Well it might surprise you to learn that there are more than 250 recorded varieties! That’s obviously too many to go into detail with here, so here are some facts about the three most common varieties: Picual, Arbequina, and Hojiblanca.
There’s a good chance you’ve come across this variety of olive before. It’s estimated that a third of the world’s olive oil production comes from Picual olives. While Picual olives are smaller than other varieties, they boast a richer, rounded flavour due to their high oil content. In terms of tasting notes, Picual lives are known for providing a balance of sweet, bitter and pepperiness - three key components in olive oil flavour.
Extra virgin olive oil produced using Picual cultivars have super high levels of polyphenols, the micronutrients that naturally occur in plants, which is partly responsible for the variety’s increasing popularity. Most of the world’s Picual olives are grown in Andalusia, Spain, home of La Española Olive Oil.
Arbequina olives are the next most common olives used in the production of olive oil after Picual olive. Around one tenth of the world’s olive oil comes from little olive, which is the native variety of Catalonia.
Arbequina olives are a favourite among machine harvesting operations due to their consistent size, making it easier to harvest mechanically. That’s not as important for La Española due to our traditional harvesting methods - the reason we like Arbequina olive is their high oil content, their adaptability and their deliciously light and fruity taste.
Compared to other varieties, Arbequina olives have relatively low polyphenol concentration. This results in a milder, buttery profile that can add depth and a more complex character to olive oils.

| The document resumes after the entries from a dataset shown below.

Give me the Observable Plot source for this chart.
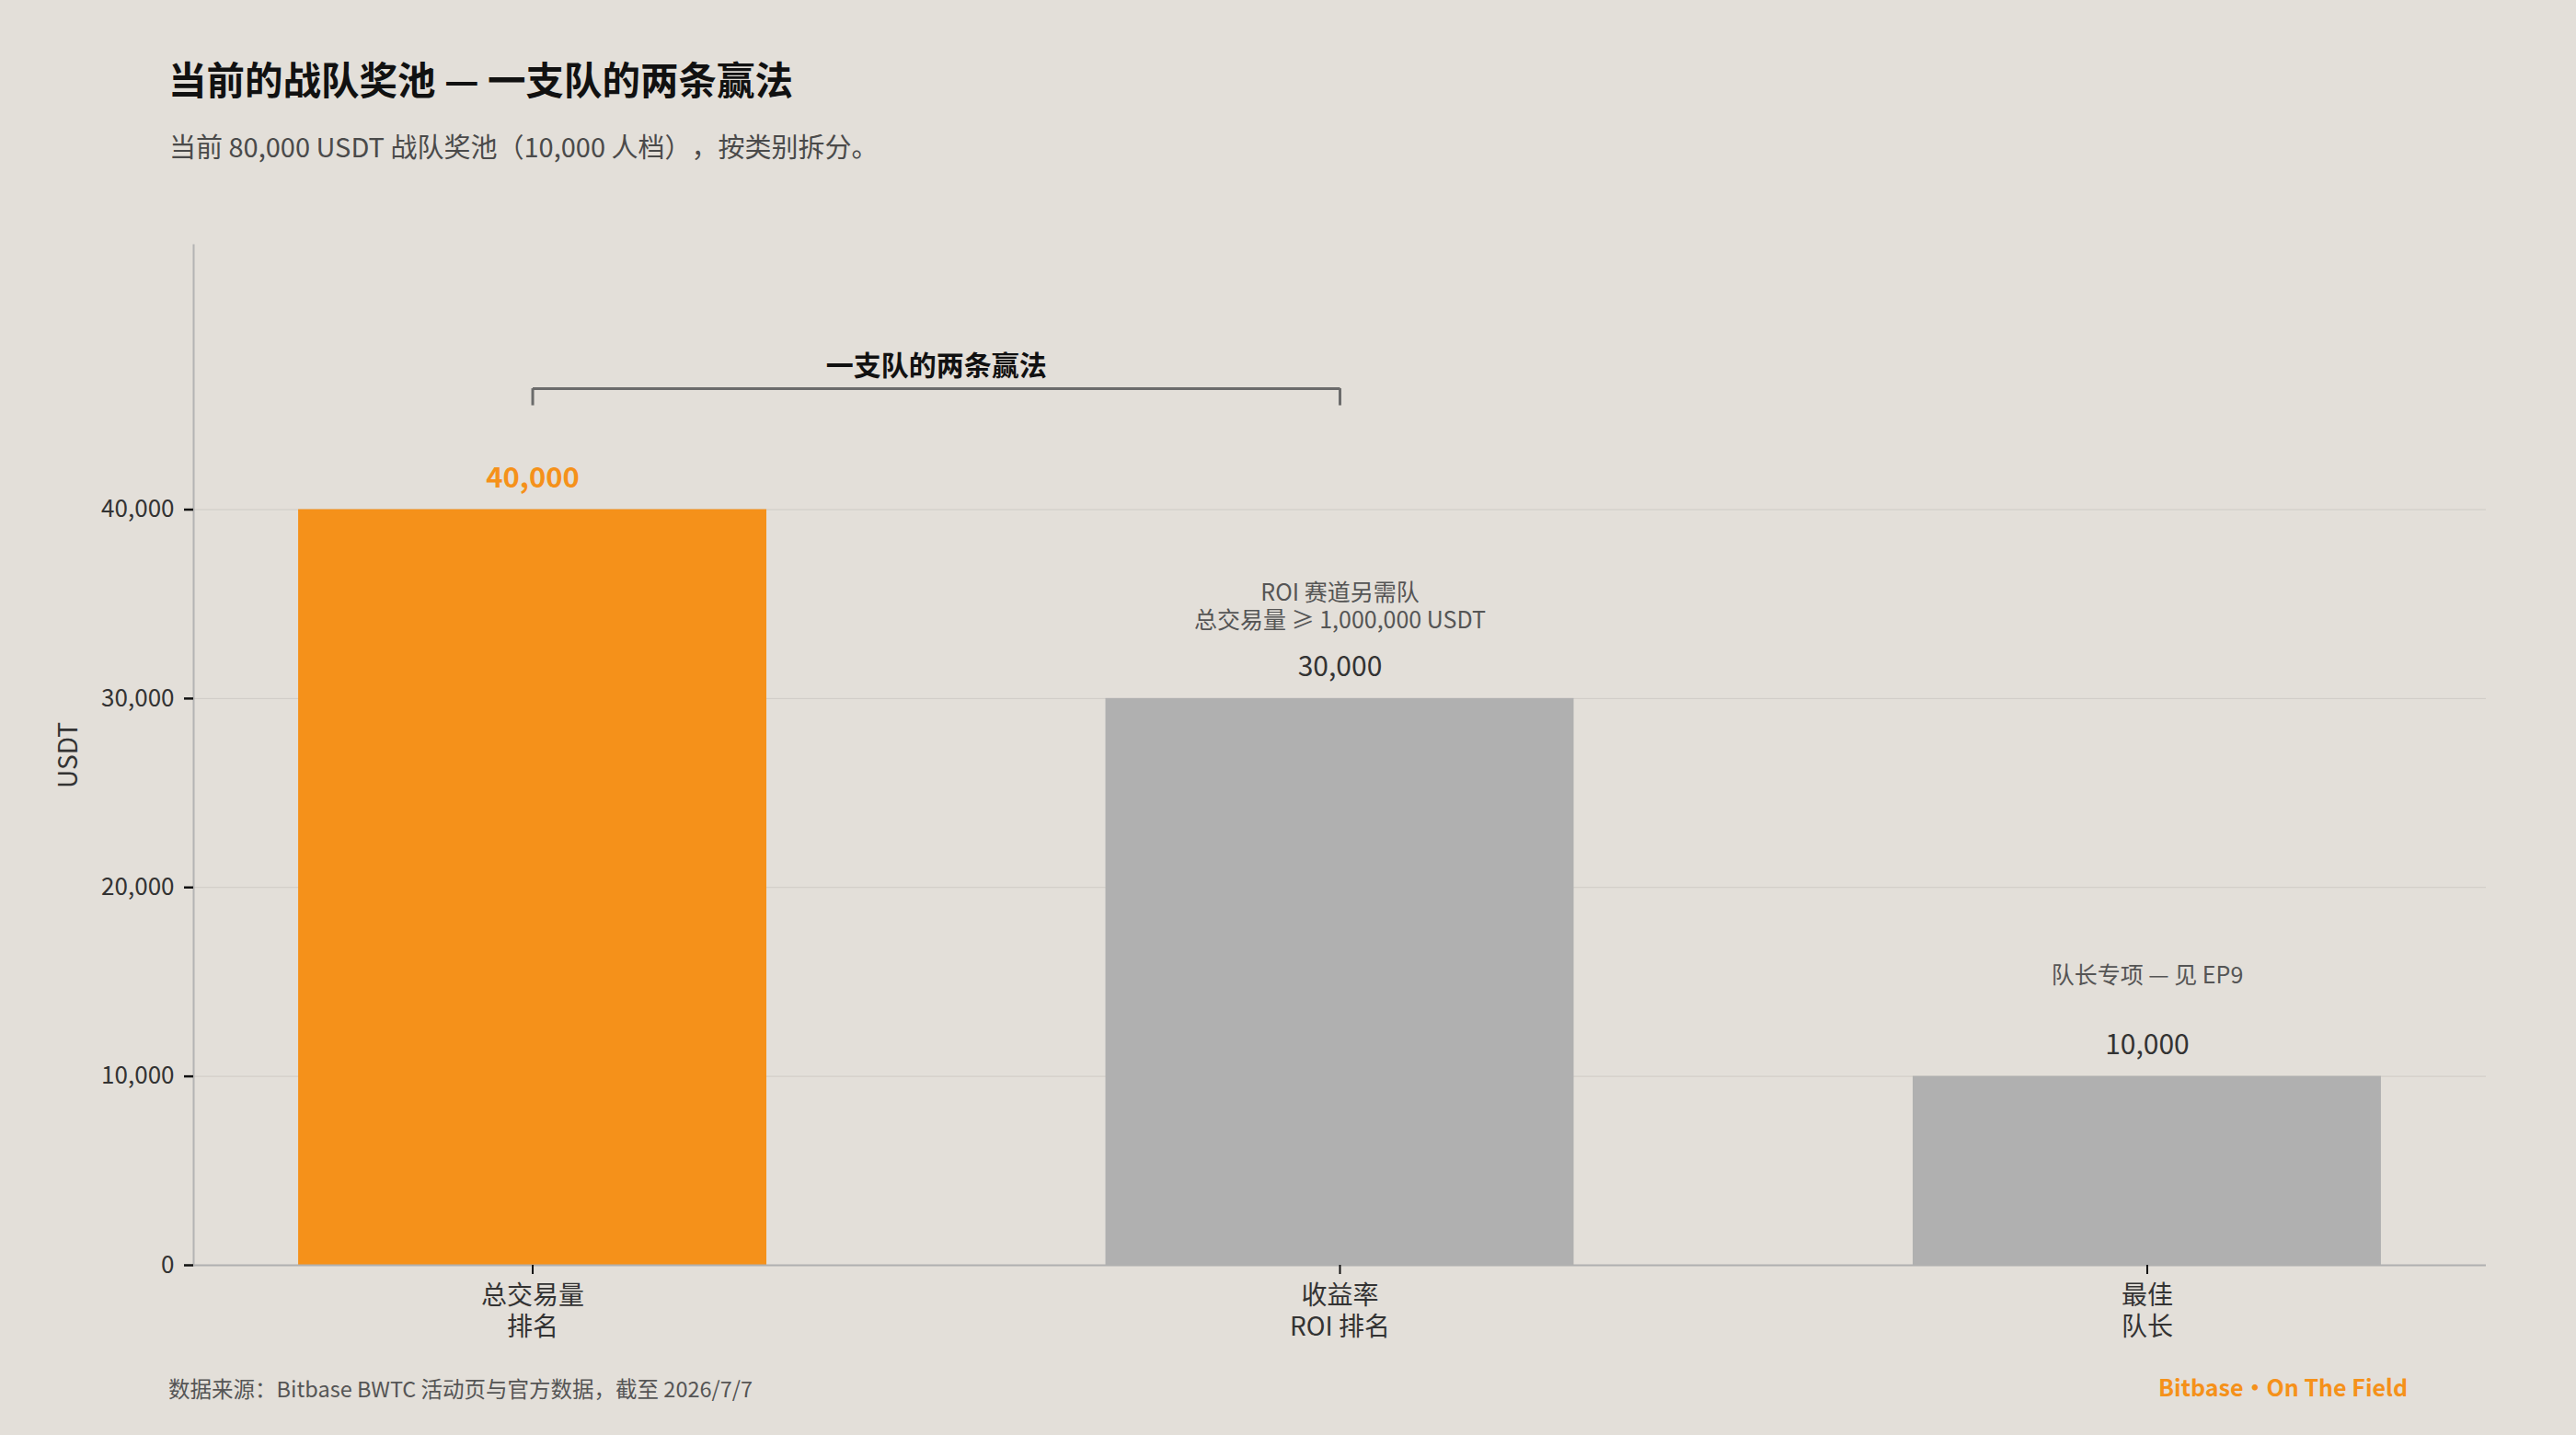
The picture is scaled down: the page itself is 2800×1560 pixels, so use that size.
<!DOCTYPE html>
<html>
<head>
<meta charset="utf-8">
<script src="https://cdn.jsdelivr.net/npm/d3@7"></script>
<script src="https://cdn.jsdelivr.net/npm/@observablehq/plot@0.6"></script>
<style>
  @font-face { font-family: "GeSym"; src: local("Noto Sans Regular"), local("NotoSans-Regular"), local("Noto Sans"), local("DejaVu Sans"); unicode-range: U+2265; }
  html, body { margin: 0; padding: 0; background: #E3DFD9; }
  body { width: 2800px; height: 1560px; position: relative; overflow: hidden; font-family: "Noto Sans CJK SC", "Noto Sans", sans-serif; text-spacing-trim: space-all; }
  .abs { position: absolute; line-height: 1; white-space: nowrap; }
  #title { left: 183px; top: 65px; font-size: 41.5px; font-weight: 700; color: #111; }
  #subtitle { left: 184px; top: 144px; font-size: 29px; color: #4a4a4a; }
  #caption { left: 183px; top: 1498px; font-size: 23.5px; color: #555; }
  #brand { right: 183px; top: 1495px; font-size: 25px; font-weight: 700; color: #F5911A; }
  #chart { position: absolute; left: 0; top: 182px; }
</style>
</head>
<body>
<div id="title" class="abs">当前的战队奖池 — 一支队的两条赢法</div>
<div id="subtitle" class="abs">当前 80,000 USDT 战队奖池（10,000 人档），按类别拆分。</div>
<div id="chart"></div>
<div id="caption" class="abs">数据来源：Bitbase BWTC 活动页与官方数据，截至 2026/7/7</div>
<div id="brand" class="abs">Bitbase・On The Field</div>
<script>
// ---- data ----
const categories = ["总交易量\n排名", "收益率\nROI 排名", "最佳\n队长"];
const prizes = [40000, 30000, 10000];
const notes = ["", "ROI 赛道另需队\n总交易量 ≥ 1,000,000 USDT", "队长专项 — 见 EP9"];
const highlighted = [true, false, false];
const yTicks = [0, 10000, 20000, 30000, 40000];
const gridTicks = [10000, 20000, 30000, 40000];
const yLabel = "USDT";
const bracketLabel = "一支队的两条赢法";
const bracketPair = [categories[0], categories[1]];
const bracketY = 46400;
const bracketTickY = 45500;
const bracketLabelY = 47600;
const yMax = 54000;

// ---- styling ----
const ORANGE = "#F5911A";
const GRAY = "#B0B0B0";
const BG = "#E3DFD9";
const W = 2800, H = 1283;
const ML = 210, MR = 98, MT = 84, MB = 90;
const fmt = d3.format(",");

const data = categories.map((c, i) => ({category: c, value: prizes[i], note: notes[i], hi: highlighted[i]}));
const bracket = [{a: bracketPair[0], b: bracketPair[1], y: bracketY}];

const xOpts = {type: "band", domain: categories, paddingInner: 0.42, paddingOuter: 0.13, round: false};
const xs = Plot.scale({x: {...xOpts, range: [ML, W - MR]}});
const halfStep = xs.step / 2;

const noteStyle = {x: "category", y: "value", text: "note", lineAnchor: "middle", lineHeight: 1.2, fontSize: 25, fill: "#555",
  fontFamily: '"GeSym", "Noto Sans CJK SC", "Noto Sans", sans-serif'};

const chart = Plot.plot({
  width: W, height: H,
  marginLeft: ML, marginRight: MR, marginTop: MT, marginBottom: MB,
  style: {background: BG, fontFamily: '"Noto Sans CJK SC", "Noto Sans", sans-serif', overflow: "visible"},
  x: {domain: categories, paddingInner: 0.42, paddingOuter: 0.13, round: false, label: null},
  y: {domain: [0, yMax], label: null},
  marks: [
    Plot.gridY(gridTicks, {stroke: "#cfcbc5", strokeOpacity: 1, strokeWidth: 1}),
    Plot.barY(data.filter(d => d.hi), {x: "category", y: "value", fill: ORANGE}),
    Plot.barY(data.filter(d => !d.hi), {x: "category", y: "value", fill: GRAY}),
    Plot.ruleY([0], {stroke: "#b0b0b0", strokeWidth: 2}),
    Plot.frame({anchor: "left", stroke: "#b4b4b4", strokeWidth: 2}),
    Plot.axisY({ticks: yTicks, tickFormat: fmt, tickSize: 10, tickPadding: 11, fontSize: 26, fill: "#333", stroke: "#111", strokeWidth: 2.5, label: null}),
    Plot.axisY({ticks: [], label: yLabel, labelAnchor: "center", labelArrow: "none", labelOffset: 146, fontSize: 28, fill: "#333"}),
    Plot.axisX({tickSize: 10, tickPadding: 9, fontSize: 28, lineHeight: 1.2, fill: "#333", stroke: "#111", strokeWidth: 2, label: null}),
    Plot.text(data.filter(d => d.hi), {x: "category", y: "value", text: d => fmt(d.value), dy: -34, lineAnchor: "middle", fontSize: 31, fontWeight: 700, fill: ORANGE}),
    Plot.text(data.filter(d => !d.hi), {x: "category", y: "value", text: d => fmt(d.value), dy: -34, lineAnchor: "middle", fontSize: 30, fill: "#333"}),
    Plot.text(data.filter(d => d.note && d.note.includes("\n")), {...noteStyle, dy: -101}),
    Plot.text(data.filter(d => d.note && !d.note.includes("\n")), {...noteStyle, dy: -111}),
    Plot.link(bracket, {x1: "a", x2: "b", y1: "y", y2: "y", stroke: "#6b6b6b", strokeWidth: 3}),
    Plot.ruleX(bracketPair, {y1: bracketY, y2: bracketTickY, stroke: "#6b6b6b", strokeWidth: 3}),
    Plot.text([bracketLabel], {x: () => bracketPair[0], y: () => bracketLabelY, text: d => d, dx: halfStep, lineAnchor: "middle", fontSize: 30, fontWeight: 700, fill: "#111"})
  ]
});
document.getElementById("chart").appendChild(chart);
</script>
</body>
</html>
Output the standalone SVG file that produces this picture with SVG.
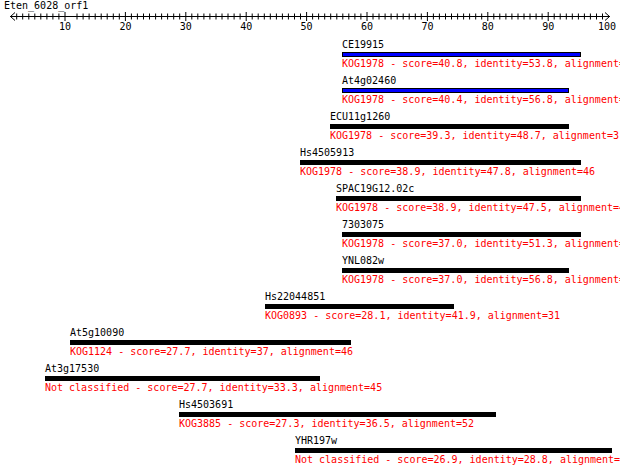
<svg xmlns="http://www.w3.org/2000/svg" width="620" height="473" viewBox="0 0 620 473">
<style>
text{font-family:"DejaVu Sans Mono","Liberation Mono",monospace;font-size:10px}
.n{fill:#000}
.r{fill:#ff0000}
.bk{fill:#000;stroke:#000;stroke-width:1}
.bl{fill:#0000ff;stroke:#000;stroke-width:1}
.ax{stroke:#000;stroke-width:1;fill:none}
</style>
<rect width="620" height="473" fill="#fff"/>
<g id="axis">
<text class="n" x="4" y="9">Eten_6028_orf1</text>
<path class="ax" d="M10,16.5H610 M15,12.5L10.5,16.5L15,20.5 M605,12.5L609.5,16.5L605,20.5"/>
<path class="ax" d="M16.7,13.5v6M22.7,13.5v6M28.8,13.5v6M34.8,13.5v6M40.8,13.5v6M46.9,13.5v6M52.9,13.5v6M58.9,13.5v6
M77,13.5v6M83.1,13.5v6M89.1,13.5v6M95.2,13.5v6M101.2,13.5v6M107.2,13.5v6M113.3,13.5v6M119.3,13.5v6M131.4,13.5v6M137.4,13.5v6M143.5,13.5v6M149.5,13.5v6M155.6,13.5v6M161.6,13.5v6M167.6,13.5v6M173.7,13.5v6M179.7,13.5v6
M191.8,13.5v6M197.8,13.5v6M203.9,13.5v6M209.9,13.5v6M216,13.5v6M222,13.5v6M228,13.5v6M234.1,13.5v6M240.1,13.5v6
M252.2,13.5v6M258.2,13.5v6M264.3,13.5v6M270.3,13.5v6M276.4,13.5v6M282.4,13.5v6M288.4,13.5v6M294.5,13.5v6M300.5,13.5v6
M312.6,13.5v6M318.6,13.5v6M324.7,13.5v6M330.7,13.5v6M336.8,13.5v6M342.8,13.5v6M348.8,13.5v6M354.9,13.5v6M360.9,13.5v6
M373,13.5v6M379,13.5v6M385.1,13.5v6M391.1,13.5v6M397.2,13.5v6M403.2,13.5v6M409.2,13.5v6M415.3,13.5v6M421.3,13.5v6
M433.4,13.5v6M439.4,13.5v6M445.5,13.5v6M451.5,13.5v6M457.6,13.5v6M463.6,13.5v6M469.6,13.5v6M475.7,13.5v6M481.7,13.5v6
M493.8,13.5v6M499.8,13.5v6M505.9,13.5v6M511.9,13.5v6M518,13.5v6M524,13.5v6M530,13.5v6M536.1,13.5v6M542.1,13.5v6
M554.2,13.5v6M560.2,13.5v6M566.3,13.5v6M572.3,13.5v6M578.4,13.5v6M584.4,13.5v6M590.4,13.5v6M596.5,13.5v6M602.5,13.5v6"/>
<path class="ax" d="M65,12v9M125.4,12v9M185.8,12v9M246.2,12v9M306.6,12v9M367,12v9M427.4,12v9M487.8,12v9M548.2,12v9"/>
<g class="n" text-anchor="middle">
<text x="65" y="30">10</text><text x="125.4" y="30">20</text><text x="185.8" y="30">30</text><text x="246.2" y="30">40</text><text x="306.6" y="30">50</text><text x="367" y="30">60</text><text x="427.4" y="30">70</text><text x="487.8" y="30">80</text><text x="548.2" y="30">90</text><text x="607" y="30">100</text>
</g>
</g>
<g id="connectors"></g>
<g id="CE19915"><text class="n" x="342" y="48">CE19915</text><rect class="bl" x="342.5" y="52.5" width="238" height="4"/><text class="r" x="342" y="67">KOG1978 - score=40.8, identity=53.8, alignment=</text></g>
<g id="At4g02460"><text class="n" x="342" y="84">At4g02460</text><rect class="bl" x="342.5" y="88.5" width="226" height="4"/><text class="r" x="342" y="103">KOG1978 - score=40.4, identity=56.8, alignment=</text></g>
<g id="ECU11g1260"><text class="n" x="330" y="120">ECU11g1260</text><rect class="bk" x="330.5" y="124.5" width="238" height="4"/><text class="r" x="330" y="139">KOG1978 - score=39.3, identity=48.7, alignment=3</text></g>
<g id="Hs4505913"><text class="n" x="300" y="156">Hs4505913</text><rect class="bk" x="300.5" y="160.5" width="280" height="4"/><text class="r" x="300" y="175">KOG1978 - score=38.9, identity=47.8, alignment=46</text></g>
<g id="SPAC19G12.02c"><text class="n" x="336" y="192">SPAC19G12.02c</text><rect class="bk" x="336.5" y="196.5" width="244" height="4"/><text class="r" x="336" y="211">KOG1978 - score=38.9, identity=47.5, alignment=4</text></g>
<g id="n7303075"><text class="n" x="342" y="228">7303075</text><rect class="bk" x="342.5" y="232.5" width="238" height="4"/><text class="r" x="342" y="247">KOG1978 - score=37.0, identity=51.3, alignment=</text></g>
<g id="YNL082w"><text class="n" x="342" y="264">YNL082w</text><rect class="bk" x="342.5" y="268.5" width="226" height="4"/><text class="r" x="342" y="283">KOG1978 - score=37.0, identity=56.8, alignment=</text></g>
<g id="Hs22044851"><text class="n" x="265" y="300">Hs22044851</text><rect class="bk" x="265.5" y="304.5" width="188" height="4"/><text class="r" x="265" y="319">KOG0893 - score=28.1, identity=41.9, alignment=31</text></g>
<g id="At5g10090"><text class="n" x="70" y="336">At5g10090</text><rect class="bk" x="70.5" y="340.5" width="280" height="4"/><text class="r" x="70" y="355">KOG1124 - score=27.7, identity=37, alignment=46</text></g>
<g id="At3g17530"><text class="n" x="45" y="372">At3g17530</text><rect class="bk" x="45.5" y="376.5" width="274" height="4"/><text class="r" x="45" y="391">Not classified - score=27.7, identity=33.3, alignment=45</text></g>
<g id="Hs4503691"><text class="n" x="179" y="408">Hs4503691</text><rect class="bk" x="179.5" y="412.5" width="316" height="4"/><text class="r" x="179" y="427">KOG3885 - score=27.3, identity=36.5, alignment=52</text></g>
<g id="YHR197w"><text class="n" x="295" y="444">YHR197w</text><rect class="bk" x="295.5" y="448.5" width="316" height="4"/><text class="r" x="295" y="463">Not classified - score=26.9, identity=28.8, alignment=5</text></g>
</svg>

Arbequina are also one of the more easily identified olive cultivars because of their unique light-brown colouration..
After the Picual and Arbequina cultivars, Hojiblanca are the third most used variety of olive. Another Spanish cultivar, Hojiblanca olives originate from the Córdoba, a region in the south of Spain.
The name ‘hoji blanca’ translates to white leaf, which should give some indication to the appearance of the distinctive trees. Hojiblanca trees are incredibly hardy too, capable of surviving both drought and cold where other varieties of olive may not.
Hojiblanca are the largest of the three olives we have looked at in this article, but have the smallest oil yield of less than 20 percent. However, that oil has a distinctive flavour, characterised by a sweet start and a bitter finish. Since it has a lower oil content than the dominant Picual and Arbequina varieties, you may often find Hojiblanca olives used as table olives.
Single Variety Olive Oil
Many olive oils are produced using a blend of cultivars in order to draw on different characteristics from different varieties. When it comes to La Española Gourmet Extra Virgin Olive Oil we decided to use a single variety.
La Española Gourmet Extra Virgin Olive Oil
Made exclusively using Spanish olives from our own farm in Seville, La Española Gourmet Extra Virgin Olive Oil sets a new standard for luxury. To ensure the purest of flavours we use 100% Single Variety Hojiblanca olives, each one handpicked and pressed within 24 hours of harvesting. With superior flavour, colour, and aroma, this is the oil for those seeking ‘special’.
The Flavour of La Española Gourmet Extra Virgin Olive Oil
Bold and beautiful, La Española Extra Virgin Olive Oil adds full and fruity flavours and aromas to your meal, alongside a slight peppery pungency. Use La Española Extra Virgin Olive Oil to experience a delicate spice and pleasant bitterness on the tongue as the flavours flow into a lingering finish.
How to use La Española Gourmet Extra Virgin Olive Oil
The exquisite flavour profile of La Española Extra Virgin Olive Oils make them perfect for salads, as a basis for dressings or dips and to add extra flavour to soups or sauces.